Les tabloïds, talk-show à
sensation et réseaux sociaux achèveront parfaitement l’entreprise de
démolition. Les flashbacks de la rencontre et premiers moments de bonheur des
Dunne véhiculent de tels poncifs de comédie romantique dégoulinante que le
malaise d’Amy aux premières anicroches - difficiles mais somme toute commune à
la vie de couple – interroge quant à la réalité de ce passé parfait. A
l’inverse Nick loin de cette perfection d’ensemble multipliera les
tares plus ou moins vérifiées : menteur, infidèle, mari violent.

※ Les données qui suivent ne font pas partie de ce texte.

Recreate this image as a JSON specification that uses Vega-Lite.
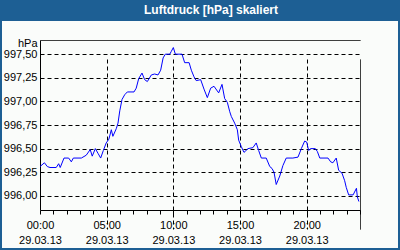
{
  "$schema": "https://vega.github.io/schema/vega-lite/v6.json",
  "width": 396,
  "height": 227,
  "autosize": {"type": "none"},
  "padding": {"left": 2, "right": 2, "top": 21, "bottom": 2},
  "background": "#1d5f94",
  "config": {"view": {"fill": "#fafcfa", "stroke": null}, "font": "Liberation Sans"},
  "title": {"text": "Luftdruck [hPa] skaliert", "color": "#ffffff", "fontSize": 12, "fontWeight": "bold", "font": "Liberation Sans", "anchor": "middle", "dx": 11, "offset": -5, "baseline": "alphabetic"},
  "data": {"values": [
    {"t": "2013-03-29T00:00:00Z", "p": 996.31},
    {"t": "2013-03-29T00:20:00Z", "p": 996.35},
    {"t": "2013-03-29T00:33:00Z", "p": 996.31},
    {"t": "2013-03-29T00:45:00Z", "p": 996.30},
    {"t": "2013-03-29T01:13:00Z", "p": 996.30},
    {"t": "2013-03-29T01:24:00Z", "p": 996.34},
    {"t": "2013-03-29T01:31:00Z", "p": 996.30},
    {"t": "2013-03-29T01:48:00Z", "p": 996.40},
    {"t": "2013-03-29T02:09:00Z", "p": 996.40},
    {"t": "2013-03-29T02:21:00Z", "p": 996.36},
    {"t": "2013-03-29T02:30:00Z", "p": 996.40},
    {"t": "2013-03-29T03:06:00Z", "p": 996.40},
    {"t": "2013-03-29T03:28:00Z", "p": 996.43},
    {"t": "2013-03-29T03:46:00Z", "p": 996.49},
    {"t": "2013-03-29T03:55:00Z", "p": 996.42},
    {"t": "2013-03-29T04:09:00Z", "p": 996.50},
    {"t": "2013-03-29T04:21:00Z", "p": 996.45},
    {"t": "2013-03-29T04:33:00Z", "p": 996.40},
    {"t": "2013-03-29T04:45:00Z", "p": 996.48},
    {"t": "2013-03-29T04:58:00Z", "p": 996.56},
    {"t": "2013-03-29T05:10:00Z", "p": 996.60},
    {"t": "2013-03-29T05:21:00Z", "p": 996.70},
    {"t": "2013-03-29T05:28:00Z", "p": 996.63},
    {"t": "2013-03-29T05:43:00Z", "p": 996.71},
    {"t": "2013-03-29T05:51:00Z", "p": 996.77},
    {"t": "2013-03-29T05:59:00Z", "p": 996.90},
    {"t": "2013-03-29T06:09:00Z", "p": 997.02},
    {"t": "2013-03-29T06:21:00Z", "p": 997.07},
    {"t": "2013-03-29T06:33:00Z", "p": 997.10},
    {"t": "2013-03-29T07:03:00Z", "p": 997.10},
    {"t": "2013-03-29T07:13:00Z", "p": 997.14},
    {"t": "2013-03-29T07:24:00Z", "p": 997.24},
    {"t": "2013-03-29T07:39:00Z", "p": 997.30},
    {"t": "2013-03-29T07:51:00Z", "p": 997.23},
    {"t": "2013-03-29T08:03:00Z", "p": 997.21},
    {"t": "2013-03-29T08:21:00Z", "p": 997.28},
    {"t": "2013-03-29T08:36:00Z", "p": 997.29},
    {"t": "2013-03-29T08:51:00Z", "p": 997.28},
    {"t": "2013-03-29T09:03:00Z", "p": 997.33},
    {"t": "2013-03-29T09:14:00Z", "p": 997.46},
    {"t": "2013-03-29T09:24:00Z", "p": 997.50},
    {"t": "2013-03-29T09:44:00Z", "p": 997.50},
    {"t": "2013-03-29T09:51:00Z", "p": 997.53},
    {"t": "2013-03-29T10:00:00Z", "p": 997.57},
    {"t": "2013-03-29T10:09:00Z", "p": 997.50},
    {"t": "2013-03-29T10:39:00Z", "p": 997.50},
    {"t": "2013-03-29T10:51:00Z", "p": 997.41},
    {"t": "2013-03-29T11:11:00Z", "p": 997.41},
    {"t": "2013-03-29T11:21:00Z", "p": 997.33},
    {"t": "2013-03-29T11:33:00Z", "p": 997.26},
    {"t": "2013-03-29T11:43:00Z", "p": 997.22},
    {"t": "2013-03-29T12:03:00Z", "p": 997.23},
    {"t": "2013-03-29T12:18:00Z", "p": 997.13},
    {"t": "2013-03-29T12:33:00Z", "p": 997.04},
    {"t": "2013-03-29T12:48:00Z", "p": 997.14},
    {"t": "2013-03-29T13:03:00Z", "p": 997.16},
    {"t": "2013-03-29T13:24:00Z", "p": 997.09},
    {"t": "2013-03-29T13:39:00Z", "p": 997.18},
    {"t": "2013-03-29T13:51:00Z", "p": 997.03},
    {"t": "2013-03-29T14:03:00Z", "p": 996.99},
    {"t": "2013-03-29T14:14:00Z", "p": 996.89},
    {"t": "2013-03-29T14:21:00Z", "p": 996.84},
    {"t": "2013-03-29T14:36:00Z", "p": 996.77},
    {"t": "2013-03-29T14:48:00Z", "p": 996.70},
    {"t": "2013-03-29T14:54:00Z", "p": 996.59},
    {"t": "2013-03-29T15:06:00Z", "p": 996.52},
    {"t": "2013-03-29T15:18:00Z", "p": 996.46},
    {"t": "2013-03-29T15:36:00Z", "p": 996.50},
    {"t": "2013-03-29T15:58:00Z", "p": 996.51},
    {"t": "2013-03-29T16:13:00Z", "p": 996.56},
    {"t": "2013-03-29T16:24:00Z", "p": 996.48},
    {"t": "2013-03-29T16:36:00Z", "p": 996.40},
    {"t": "2013-03-29T16:58:00Z", "p": 996.40},
    {"t": "2013-03-29T17:14:00Z", "p": 996.31},
    {"t": "2013-03-29T17:24:00Z", "p": 996.29},
    {"t": "2013-03-29T17:33:00Z", "p": 996.25},
    {"t": "2013-03-29T17:43:00Z", "p": 996.12},
    {"t": "2013-03-29T17:59:00Z", "p": 996.21},
    {"t": "2013-03-29T18:13:00Z", "p": 996.32},
    {"t": "2013-03-29T18:28:00Z", "p": 996.40},
    {"t": "2013-03-29T18:58:00Z", "p": 996.40},
    {"t": "2013-03-29T19:21:00Z", "p": 996.41},
    {"t": "2013-03-29T19:36:00Z", "p": 996.50},
    {"t": "2013-03-29T19:51:00Z", "p": 996.58},
    {"t": "2013-03-29T20:00:00Z", "p": 996.57},
    {"t": "2013-03-29T20:09:00Z", "p": 996.48},
    {"t": "2013-03-29T20:18:00Z", "p": 996.50},
    {"t": "2013-03-29T20:39:00Z", "p": 996.50},
    {"t": "2013-03-29T20:48:00Z", "p": 996.47},
    {"t": "2013-03-29T20:59:00Z", "p": 996.40},
    {"t": "2013-03-29T21:36:00Z", "p": 996.40},
    {"t": "2013-03-29T21:48:00Z", "p": 996.36},
    {"t": "2013-03-29T21:58:00Z", "p": 996.35},
    {"t": "2013-03-29T22:13:00Z", "p": 996.40},
    {"t": "2013-03-29T22:24:00Z", "p": 996.27},
    {"t": "2013-03-29T22:39:00Z", "p": 996.24},
    {"t": "2013-03-29T22:51:00Z", "p": 996.16},
    {"t": "2013-03-29T22:58:00Z", "p": 996.09},
    {"t": "2013-03-29T23:09:00Z", "p": 996.01},
    {"t": "2013-03-29T23:29:00Z", "p": 996.01},
    {"t": "2013-03-29T23:44:00Z", "p": 996.08},
    {"t": "2013-03-29T23:48:00Z", "p": 995.99},
    {"t": "2013-03-29T23:55:00Z", "p": 995.94}
  ]},
  "mark": {"type": "line", "color": "#0000ff", "strokeWidth": 1},
  "encoding": {
    "x": {
      "field": "t", "type": "temporal",
      "scale": {"type": "utc", "domain": [{"year": 2013, "month": 3, "date": 29, "hours": 0, "utc": true}, {"year": 2013, "month": 3, "date": 30, "hours": 0, "utc": true}], "range": [38, 358]},
      "axis": {
        "orient": "bottom", "offset": -38, "title": null,
        "values": [1364515200000, 1364518800000, 1364522400000, 1364526000000, 1364529600000, 1364533200000, 1364536800000, 1364540400000, 1364544000000, 1364547600000, 1364551200000, 1364554800000, 1364558400000, 1364562000000, 1364565600000, 1364569200000, 1364572800000, 1364576400000, 1364580000000, 1364583600000, 1364587200000, 1364590800000, 1364594400000, 1364598000000, 1364601600000],
        "labelExpr": "(round((+datum.value - 1364515200000) / 3600000) % 5 === 0) && (+datum.value < 1364601600000) ? [utcFormat(datum.value, '%H:%M'), '29.03.13'] : ''",
        "labelFont": "Liberation Sans", "labelFontSize": 11, "labelColor": "#000000",
        "labelPadding": 5, "labelLineHeight": 15, "labelOverlap": false, "labelFlush": false, "labelBound": false,
        "tickSize": 4, "tickColor": "#000000", "domainColor": "#000000",
        "grid": true, "gridColor": "#000000",
        "gridDash": {"condition": {"test": "+datum.value >= 1364601600000", "value": [1, 0]}, "value": [4, 3]},
        "gridOpacity": {"condition": {"test": "((round((+datum.value - 1364515200000) / 3600000) % 5 === 0) && (+datum.value > 1364515200000)) || (+datum.value >= 1364601600000)", "value": 1}, "value": 0}
      }
    },
    "y": {
      "field": "p", "type": "quantitative",
      "scale": {"domain": [995.85, 997.65], "range": [189, 19], "zero": false, "nice": false},
      "axis": {
        "orient": "left", "offset": -38,
        "values": [996, 996.25, 996.5, 996.75, 997, 997.25, 997.5, 997.65],
        "labelExpr": "datum.value > 997.6 ? '' : replace(format(datum.value, '.2f'), '.', ',')",
        "labelFont": "Liberation Sans", "labelFontSize": 11, "labelColor": "#000000", "labelPadding": 3, "labelOverlap": false,
        "ticks": false, "domainColor": "#000000",
        "grid": true, "gridColor": "#000000",
        "gridDash": {"condition": {"test": "datum.value > 997.6", "value": [1, 0]}, "value": [4, 3]},
        "title": "hPa", "titleAngle": 0, "titleAlign": "right", "titleBaseline": "alphabetic",
        "titleX": -3, "titleY": 25, "titleFont": "Liberation Sans", "titleFontSize": 11, "titleFontWeight": "normal", "titleColor": "#000000"
      }
    }
  }
}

Etrangement c’est pourtant bien lui qui nous paraître le plus humain dans ce
vernis consensuel hypocrite et amorce alors les premiers soupçons d’une
révélation saisissante à mi- film.
Tout comme les grands desseins des adulescents apathiques de
Fight Club se voyaient noyé dans
l’enfer de la routine, le quotidien du mariage ne pourra suffire au rêve de
conte de fée flamboyant des personnages de Gone
Girl. Une folie schizophrène viendra détruire par l’inconscient ce carcan
dans Fight Club et Gone Girl obéit à un même dérapage
mental comme on viendra à le découvrir. Dans les deux films la force de Fincher
est de ne pas reposer sur son twist (beaucoup plus déroutant et inattendu dans Fight Club quand on peut le suspecter
dans Gone Girl) mais d’en user pour
emmener le récit sur les rives d’un humour noir savoureux.
Nick Dunne décide
enfin de jouer le jeu des médias et Ben Affleck par ses expressions contrites
et niaiseuses excelle à donner une réponse moqueuse au grand public en quête de
sensation. La réalité n’a aucun intérêt et toutes les forces négatives du film
poursuivent un cliché. Amy évidemment avec son idéal mis à mal par le réel, le
surprenant personnage incarné par Neil Patrick Harris (pathétique, hilarant et
dangereux à la fois grande prestation) poursuivant le fantasme d’une romance
adolescente et bien sûr le public qui vit son soap opéra en live par support
interposé.
L’incroyable est devenu la vraie réalité, au point que lorsque Nick
dévoilera son histoire à son avocat (Tyler Perry) hilare, celui-ci n’en doutera
pas un instant car « c’est son métier ». Fincher déroule ainsi sur
près de 2h30 une intrigue captivante de bout en bout où il réussit allier une
outrance et un grand guignol disparu dans son style plus sobre des dernières
années avec un style précis, froid et clinique pour observer ces psyché
torturées. Seul défaut, on aura une certaine impression de distance dans ce jeu
de massacre quand un Fight Club justement sous l’ironie était un vrai drame
humain et touchant sur l’apathie urbaine (que Seven annonçait d’ailleurs) ordinaire. Là malgré une conclusion
cinglante, l’empathie ne semble pas fonctionner complètement en dépit du
message corrosif : le mariage est une prison des apparences mais
certainement pas ou plus le refuge des sentiments.